▸ Stated task:
Produce an exact copy of all the data below, dropping every image.

#### Data entries ####

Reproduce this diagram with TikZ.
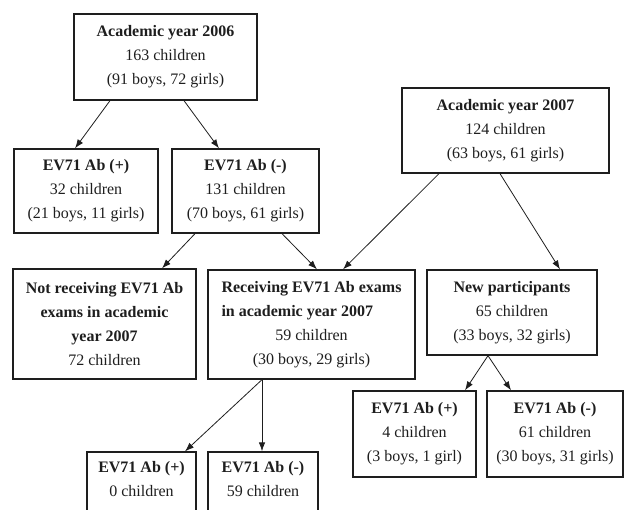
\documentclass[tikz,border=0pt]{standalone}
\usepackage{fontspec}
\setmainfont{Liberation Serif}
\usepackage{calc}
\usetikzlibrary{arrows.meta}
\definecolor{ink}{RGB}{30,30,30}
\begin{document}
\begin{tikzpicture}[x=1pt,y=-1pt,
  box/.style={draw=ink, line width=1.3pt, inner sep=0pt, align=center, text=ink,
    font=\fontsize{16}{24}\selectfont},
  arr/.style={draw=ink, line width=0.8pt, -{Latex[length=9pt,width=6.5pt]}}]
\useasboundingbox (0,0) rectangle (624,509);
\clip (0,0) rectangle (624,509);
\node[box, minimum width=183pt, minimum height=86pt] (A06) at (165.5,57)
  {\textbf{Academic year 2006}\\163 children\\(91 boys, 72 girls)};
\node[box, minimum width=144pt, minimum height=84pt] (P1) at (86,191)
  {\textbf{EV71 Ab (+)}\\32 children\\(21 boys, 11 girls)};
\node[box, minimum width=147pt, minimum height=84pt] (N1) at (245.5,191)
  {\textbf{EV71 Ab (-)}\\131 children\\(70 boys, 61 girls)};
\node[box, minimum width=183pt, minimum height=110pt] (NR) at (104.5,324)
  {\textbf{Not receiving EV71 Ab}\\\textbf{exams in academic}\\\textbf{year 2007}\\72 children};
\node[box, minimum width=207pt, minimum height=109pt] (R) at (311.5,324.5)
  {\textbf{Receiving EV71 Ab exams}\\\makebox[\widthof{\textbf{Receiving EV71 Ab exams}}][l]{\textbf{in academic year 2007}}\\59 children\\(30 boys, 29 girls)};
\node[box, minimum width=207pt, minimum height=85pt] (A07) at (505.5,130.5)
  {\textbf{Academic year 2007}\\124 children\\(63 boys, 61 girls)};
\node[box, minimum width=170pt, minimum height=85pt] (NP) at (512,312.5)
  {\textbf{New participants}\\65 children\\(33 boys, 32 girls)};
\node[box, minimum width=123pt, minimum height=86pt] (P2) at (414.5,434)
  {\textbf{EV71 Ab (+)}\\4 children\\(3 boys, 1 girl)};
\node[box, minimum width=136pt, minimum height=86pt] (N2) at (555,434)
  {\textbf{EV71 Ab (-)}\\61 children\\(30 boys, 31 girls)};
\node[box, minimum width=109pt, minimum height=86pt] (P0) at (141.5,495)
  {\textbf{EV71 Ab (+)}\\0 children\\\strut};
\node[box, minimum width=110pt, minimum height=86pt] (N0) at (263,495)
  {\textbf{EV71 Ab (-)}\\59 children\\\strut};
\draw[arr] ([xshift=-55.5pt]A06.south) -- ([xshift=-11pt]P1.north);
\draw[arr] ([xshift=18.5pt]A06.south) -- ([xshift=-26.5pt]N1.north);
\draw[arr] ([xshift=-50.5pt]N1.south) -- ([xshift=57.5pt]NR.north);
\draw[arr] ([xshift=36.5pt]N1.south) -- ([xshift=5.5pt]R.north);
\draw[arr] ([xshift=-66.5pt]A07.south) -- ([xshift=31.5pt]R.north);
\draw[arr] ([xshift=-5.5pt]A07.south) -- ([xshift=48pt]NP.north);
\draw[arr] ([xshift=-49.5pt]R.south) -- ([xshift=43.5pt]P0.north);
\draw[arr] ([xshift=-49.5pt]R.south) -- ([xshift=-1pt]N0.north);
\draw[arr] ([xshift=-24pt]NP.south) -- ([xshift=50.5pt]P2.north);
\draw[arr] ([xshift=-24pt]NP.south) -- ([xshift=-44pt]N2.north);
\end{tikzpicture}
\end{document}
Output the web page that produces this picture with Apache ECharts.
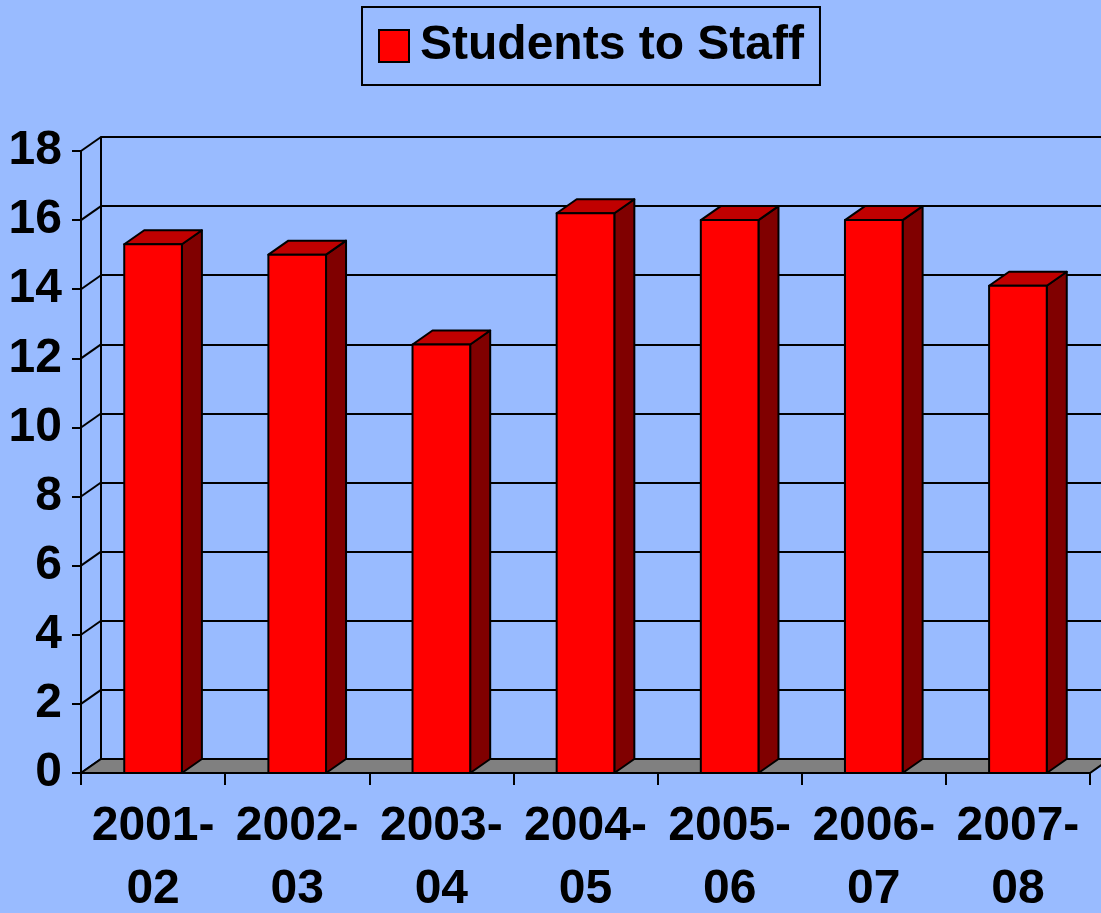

####

▸ Finished exercise:
Reproduce this diagram with TikZ.
\documentclass[tikz,border=0pt]{standalone}
\usepackage{fontspec}
\setmainfont{Liberation Serif}
\usepackage{calc}
\usetikzlibrary{arrows.meta}
\definecolor{ink}{RGB}{30,30,30}
\begin{document}
\begin{tikzpicture}[x=1pt,y=-1pt,
  box/.style={draw=ink, line width=1.3pt, inner sep=0pt, align=center, text=ink,
    font=\fontsize{16}{24}\selectfont},
  arr/.style={draw=ink, line width=0.8pt, -{Latex[length=9pt,width=6.5pt]}}]
\useasboundingbox (0,0) rectangle (624,509);
\clip (0,0) rectangle (624,509);
\node[box, minimum width=183pt, minimum height=86pt] (A06) at (165.5,57)
  {\textbf{Academic year 2006}\\163 children\\(91 boys, 72 girls)};
\node[box, minimum width=144pt, minimum height=84pt] (P1) at (86,191)
  {\textbf{EV71 Ab (+)}\\32 children\\(21 boys, 11 girls)};
\node[box, minimum width=147pt, minimum height=84pt] (N1) at (245.5,191)
  {\textbf{EV71 Ab (-)}\\131 children\\(70 boys, 61 girls)};
\node[box, minimum width=183pt, minimum height=110pt] (NR) at (104.5,324)
  {\textbf{Not receiving EV71 Ab}\\\textbf{exams in academic}\\\textbf{year 2007}\\72 children};
\node[box, minimum width=207pt, minimum height=109pt] (R) at (311.5,324.5)
  {\textbf{Receiving EV71 Ab exams}\\\makebox[\widthof{\textbf{Receiving EV71 Ab exams}}][l]{\textbf{in academic year 2007}}\\59 children\\(30 boys, 29 girls)};
\node[box, minimum width=207pt, minimum height=85pt] (A07) at (505.5,130.5)
  {\textbf{Academic year 2007}\\124 children\\(63 boys, 61 girls)};
\node[box, minimum width=170pt, minimum height=85pt] (NP) at (512,312.5)
  {\textbf{New participants}\\65 children\\(33 boys, 32 girls)};
\node[box, minimum width=123pt, minimum height=86pt] (P2) at (414.5,434)
  {\textbf{EV71 Ab (+)}\\4 children\\(3 boys, 1 girl)};
\node[box, minimum width=136pt, minimum height=86pt] (N2) at (555,434)
  {\textbf{EV71 Ab (-)}\\61 children\\(30 boys, 31 girls)};
\node[box, minimum width=109pt, minimum height=86pt] (P0) at (141.5,495)
  {\textbf{EV71 Ab (+)}\\0 children\\\strut};
\node[box, minimum width=110pt, minimum height=86pt] (N0) at (263,495)
  {\textbf{EV71 Ab (-)}\\59 children\\\strut};
\draw[arr] ([xshift=-55.5pt]A06.south) -- ([xshift=-11pt]P1.north);
\draw[arr] ([xshift=18.5pt]A06.south) -- ([xshift=-26.5pt]N1.north);
\draw[arr] ([xshift=-50.5pt]N1.south) -- ([xshift=57.5pt]NR.north);
\draw[arr] ([xshift=36.5pt]N1.south) -- ([xshift=5.5pt]R.north);
\draw[arr] ([xshift=-66.5pt]A07.south) -- ([xshift=31.5pt]R.north);
\draw[arr] ([xshift=-5.5pt]A07.south) -- ([xshift=48pt]NP.north);
\draw[arr] ([xshift=-49.5pt]R.south) -- ([xshift=43.5pt]P0.north);
\draw[arr] ([xshift=-49.5pt]R.south) -- ([xshift=-1pt]N0.north);
\draw[arr] ([xshift=-24pt]NP.south) -- ([xshift=50.5pt]P2.north);
\draw[arr] ([xshift=-24pt]NP.south) -- ([xshift=-44pt]N2.north);
\end{tikzpicture}
\end{document}
Output the web page that produces this picture with Apache ECharts.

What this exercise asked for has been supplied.